With shorter days, colder temperatures, and the occasional snowstorm, winter can be a difficult time of year for people to feel productive. Throw in a pandemic and those challenges grow exponentially.

But there are practical strategies each of us can employ to tackle that seemingly endless list of tasks on our to-do lists.

While Executive Coach Debra Kennedy, owner of Strategic Directions Coaching in Centerville, acknowledged that “this January was a little more difficult than our usual Januaries,” she offered a host of suggestions to ensure we can maintain our focus over the next six-and-a-half weeks of winter.

Break the Big Projects Down into Smaller Tasks

Sometimes we put off those larger projects because they are complex, confusing, and technical. One technique that Kennedy recommends is “chunking things down into smaller activities.” Accomplishing the smaller tasks can make the larger ones more achievable.

Review Your To-Do Lists

Is there a project you continue to put off?

While creating a to-do list can help, Kennedy says, lists are not always sufficient to completing our work. “If you’re a list maker and your to-do items never move and go from month to month, ask yourself, ‘Is it worth it? Am I actually going to do those things?’ or should you take them off your list,” she says. “Or maybe you find someone else to delegate that task to or find another way to get it done.”
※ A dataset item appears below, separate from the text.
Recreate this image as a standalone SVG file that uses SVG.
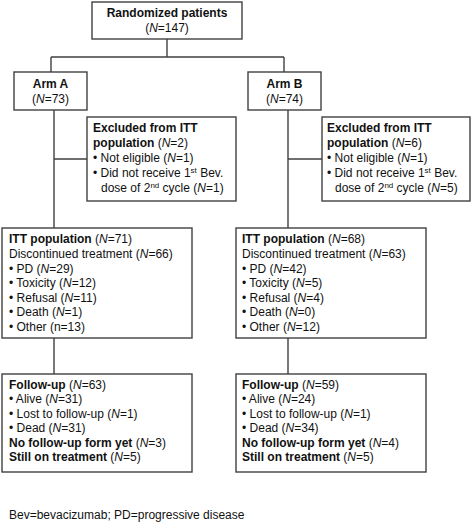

Being realistic about your upcoming tasks can be a useful approach in your day-to-day work.

Ask “Why?”

Tied to a regular review of your to-do list is asking yourself why certain tasks need to get done. “If you have a reason you have to have something done, it is more meaningful to you,” Kennedy says. “And the more likely it is you’ll do it.”

Set a 90-Day Window

Kennedy schedules her own work by looking 90 days out and identifying what needs to be done each month. “I use Post-its. I put tasks on a chart and write them out on a piece of paper and look at what needs to get done in the next 90 days,” she says. “I’ll look at those tasks and evaluate which ones to do in February, March, and April, and give them all a place to be.”

This allows her to put off some tasks temporarily while she focuses on others immediately. She then breaks down her work by tackling items over the next 30 days; she’ll even go so far as to separate it down into smaller, one-week increments.
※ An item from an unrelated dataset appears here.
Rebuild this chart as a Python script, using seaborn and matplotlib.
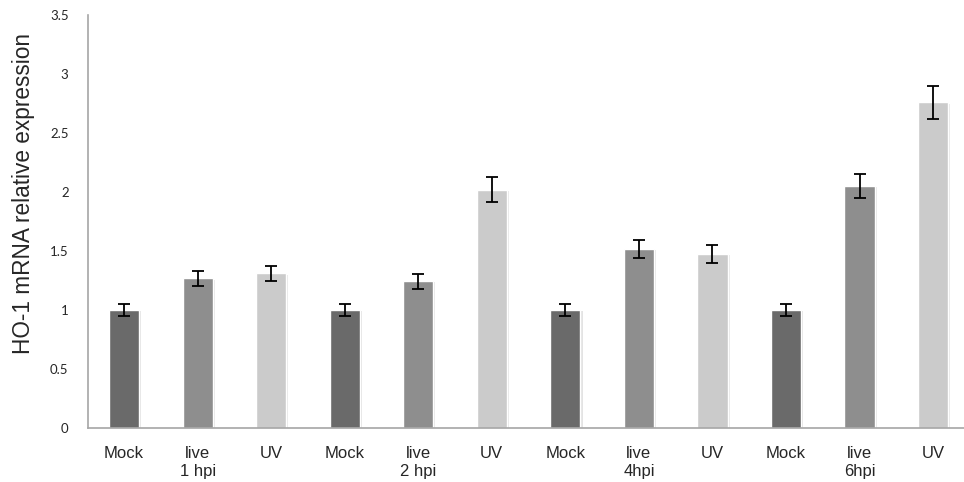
import matplotlib.patheffects as pe
import matplotlib.pyplot as plt
import numpy as np
import pandas as pd
import seaborn as sns

# %% data
labels = ["Mock", "live\n1 hpi", "UV",
          "Mock", "live\n2 hpi", "UV",
          "Mock", "live\n4hpi", "UV",
          "Mock", "live\n6hpi", "UV"]
treatment = ["Mock", "live", "UV"] * 4
expression = [1.00, 1.27, 1.31, 1.00, 1.245, 2.02, 1.00, 1.52, 1.475, 1.00, 2.05, 2.76]
error = [0.05, 0.063, 0.062, 0.05, 0.063, 0.105, 0.05, 0.077, 0.077, 0.05, 0.1, 0.14]
ytick_labels = ["0", "0.5", "1", "1.5", "2", "2.5", "3", "3.5"]

colors = {"Mock": "#6a6a6a", "live": "#8e8e8e", "UV": "#cbcbcb"}

df = pd.DataFrame({
    "bar": [f"b{i}" for i in range(len(labels))],
    "treatment": treatment,
    "expression": expression,
    "error": error,
})

# %% plot
sns.set_style("white")
plt.rcParams["font.family"] = ["Liberation Sans", "DejaVu Sans"]

fig = plt.figure(figsize=(9.64, 4.82), dpi=100)
ax = fig.add_axes([0.0913, 0.112, 0.9087, 0.857])

sns.barplot(data=df, x="bar", y="expression", hue="treatment", palette=colors,
            dodge=False, errorbar=None, width=0.41, legend=False, ax=ax,
            saturation=1)
# faint drop shadow like the original
for bar in ax.patches:
    bar.set_path_effects([pe.SimplePatchShadow(offset=(1.5, -1), alpha=0.12), pe.Normal()])

ax.errorbar(np.arange(len(df)), df["expression"], yerr=df["error"], fmt="none",
            ecolor="black", elinewidth=1.3, capsize=4, capthick=1.3)

ax.set_ylim(0, 3.5)
ax.set_xlim(-0.49, 11.42)
ax.set_yticks(np.arange(0, 3.51, 0.5))
ax.set_yticklabels(ytick_labels, fontsize=9.5, family=["Lato", "DejaVu Sans"])
ax.set_xticks(range(len(labels)))
ax.set_xticklabels(labels, fontsize=12, linespacing=1.25, va="top")
ax.set_xlabel("")
ax.set_ylabel("HO-1 mRNA relative expression", fontsize=16.3)
ax.yaxis.set_label_coords(-0.061, 0.567)

for side in ["top", "right"]:
    ax.spines[side].set_visible(False)
for side in ["left", "bottom"]:
    ax.spines[side].set_color("#a6a6a6")
    ax.spines[side].set_linewidth(1.2)
ax.tick_params(axis="y", length=5, color="#a6a6a6", width=1, pad=9)
ax.tick_params(axis="x", length=0, pad=13)

fig.savefig("out.png", dpi=100)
Take a Break (You Deserve It!)

Some days, we’re at the top of our game. Others, not so much.

On those off days, Kennedy recommends, you should recognize that “you’re not your most productive. If it’s one day every now and then, take a nice long walk and give yourself a COVID sick day so you’ll come back refreshed” the next day.

Consider a Job Coach

When all else fails, a coach like Kennedy can be a useful tool, whether you’re starting out in your career or you’re a seasoned executive.
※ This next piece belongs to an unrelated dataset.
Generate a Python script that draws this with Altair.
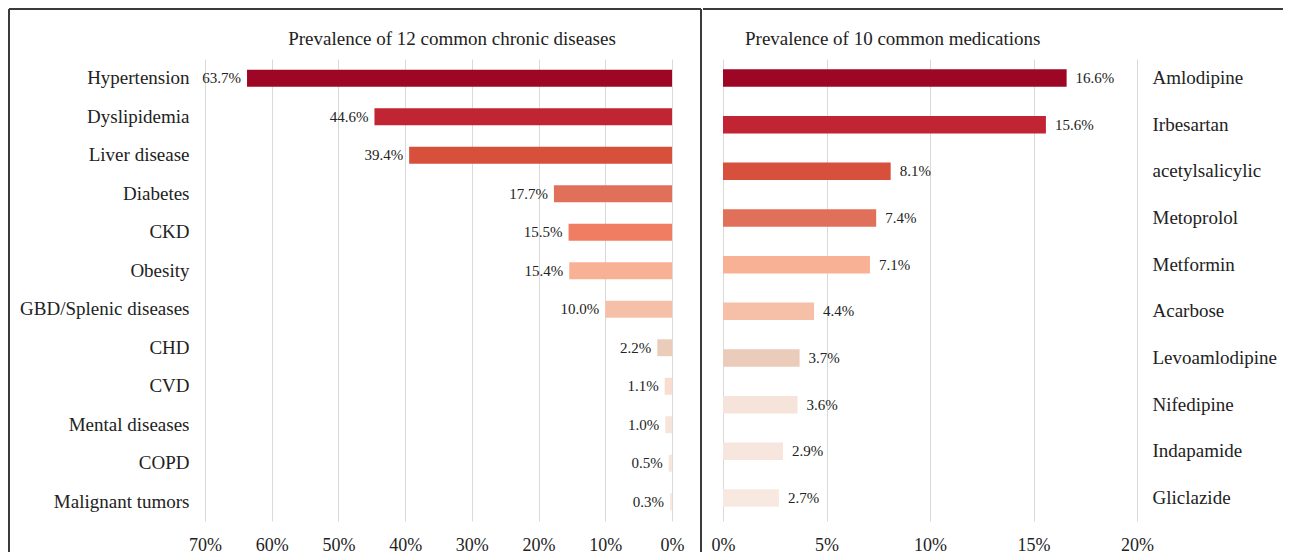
import altair as alt
import pandas as pd

# ---- data ----
diseases = ["Hypertension", "Dyslipidemia", "Liver disease", "Diabetes", "CKD", "Obesity",
            "GBD/Splenic diseases", "CHD", "CVD", "Mental diseases", "COPD", "Malignant tumors"]
disease_prev = [63.7, 44.6, 39.4, 17.7, 15.5, 15.4, 10.0, 2.2, 1.1, 1.0, 0.5, 0.3]

meds = ["Amlodipine", "Irbesartan", "acetylsalicylic", "Metoprolol", "Metformin", "Acarbose",
        "Levoamlodipine", "Nifedipine", "Indapamide", "Gliclazide"]
med_prev = [16.6, 15.6, 8.1, 7.4, 7.1, 4.4, 3.7, 3.6, 2.9, 2.7]

left_ticks = [0, 10, 20, 30, 40, 50, 60, 70]
right_ticks = [0, 5, 10, 15, 20]
left_title = "Prevalence of 12 common chronic diseases"
right_title = "Prevalence of 10 common medications"

# ---- styles ----
disease_colors = ["#9E0626", "#C12533", "#D6503B", "#E07059", "#F07D62", "#F9B195",
                  "#F6C0A8", "#EBCCBB", "#F9DDD0", "#F6E3D9", "#F6E6DD", "#F7E8E0"]
med_colors = ["#9E0626", "#C12533", "#D6503B", "#E07059", "#F9B195", "#F6C0A8",
              "#EBCCBB", "#F6E3D9", "#F6E6DD", "#F7E8E0"]

FONT = "Liberation Serif"
TXT = "#222222"
BORDER = "#3a3a3a"
GRID = "#D9D9D9"

df_d = pd.DataFrame({"name": diseases, "prev": disease_prev})
df_m = pd.DataFrame({"name": meds, "prev": med_prev})
one = pd.DataFrame({"k": [0]})

LW, LH = 467, 462
RW, RH = 414, 462

# ---------- left panel ----------
ld = alt.Chart(df_d).transform_calculate(label="format(datum.prev, '.1f') + '%'")
y_left = alt.Y("name:N", sort=diseases, title=None,
               scale=alt.Scale(paddingInner=0.56, paddingOuter=0.28),
               axis=alt.Axis(domain=False, ticks=False, grid=False, labelFont=FONT,
                             labelFontSize=19, labelColor=TXT, labelPadding=16))
x_left = alt.X("prev:Q", title=None,
               scale=alt.Scale(domain=[0, 70], reverse=True, nice=False),
               axis=alt.Axis(values=left_ticks, labelExpr="datum.value + '%'", domain=False,
                             ticks=False, grid=True, gridColor=GRID, labelFont=FONT,
                             labelFontSize=18, labelColor=TXT, labelPadding=15,
                             labelFlush=False, labelOverlap=False))
l_bars = ld.mark_bar().encode(
    x=x_left, y=y_left,
    color=alt.Color("name:N", scale=alt.Scale(domain=diseases, range=disease_colors), legend=None))
l_text = ld.mark_text(align="right", baseline="middle", dx=-6, font=FONT, fontSize=15, color=TXT).encode(
    x="prev:Q", y=alt.Y("name:N", sort=diseases), text="label:N")
l_title = alt.Chart(one).mark_text(align="center", baseline="middle", font=FONT, fontSize=19, color=TXT).encode(
    x=alt.value(247), y=alt.value(-20), text=alt.value(left_title))
l_top = alt.Chart(one).mark_rule(color=BORDER, strokeWidth=2).encode(
    x=alt.value(-196), x2=alt.value(496), y=alt.value(-50))
l_left = alt.Chart(one).mark_rule(color=BORDER, strokeWidth=2).encode(
    x=alt.value(-196), y=alt.value(-50), y2=alt.value(493))
l_sep = alt.Chart(one).mark_rule(color=BORDER, strokeWidth=2).encode(
    x=alt.value(496), y=alt.value(-50), y2=alt.value(493))

left = alt.layer(l_bars, l_text, l_title, l_top, l_left, l_sep).properties(width=LW, height=LH)

# ---------- right panel ----------
rd = alt.Chart(df_m).transform_calculate(label="format(datum.prev, '.1f') + '%'")
y_right = alt.Y("name:N", sort=meds, title=None,
                scale=alt.Scale(paddingInner=0.625, paddingOuter=0.2625, align=0.42),
                axis=alt.Axis(orient="right", domain=False, ticks=False, grid=False, labelFont=FONT,
                              labelFontSize=19, labelColor=TXT, labelPadding=15, labelAlign="left"))
x_right = alt.X("prev:Q", title=None,
                scale=alt.Scale(domain=[0, 20], nice=False),
                axis=alt.Axis(values=right_ticks, labelExpr="datum.value + '%'", domain=False,
                              ticks=False, grid=True, gridColor=GRID, labelFont=FONT,
                              labelFontSize=18, labelColor=TXT, labelPadding=15,
                              labelFlush=False, labelOverlap=False))
r_bars = rd.mark_bar().encode(
    x=x_right, y=y_right,
    color=alt.Color("name:N", scale=alt.Scale(domain=meds, range=med_colors), legend=None))
r_text = rd.mark_text(align="left", baseline="middle", dx=9, font=FONT, fontSize=15, color=TXT).encode(
    x="prev:Q", y=alt.Y("name:N", sort=meds), text="label:N")
r_title = alt.Chart(one).mark_text(align="left", baseline="middle", font=FONT, fontSize=19, color=TXT).encode(
    x=alt.value(22), y=alt.value(-20), text=alt.value(right_title))
r_top = alt.Chart(one).mark_rule(color=BORDER, strokeWidth=2).encode(
    x=alt.value(-20), x2=alt.value(560), y=alt.value(-50))

right = alt.layer(r_bars, r_text, r_title, r_top).properties(width=RW, height=RH)

chart = alt.hconcat(left, right, spacing=0).resolve_scale(
    x="independent", y="independent", color="independent"
).properties(padding=0).configure_view(stroke=None)

chart.save("out.html", embed_options={"renderer": "svg", "actions": False})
Kennedy, who has worked as a certified executive coach over the past five years after serving as the founding director of Executive Education at Bentley University, spoke highly of coaching, calling it “one of the biggest perks someone can receive, either from a company or by taking it on themselves. If you look at it, it’s similar to athletics, where players get extra coaching to get ahead in sports like hockey or baseball. What business leaders find is it is helpful to develop their career with some intention, as opposed to drifting along, to have a third-party person come alongside to help you get a promotion or be heard better by your team.”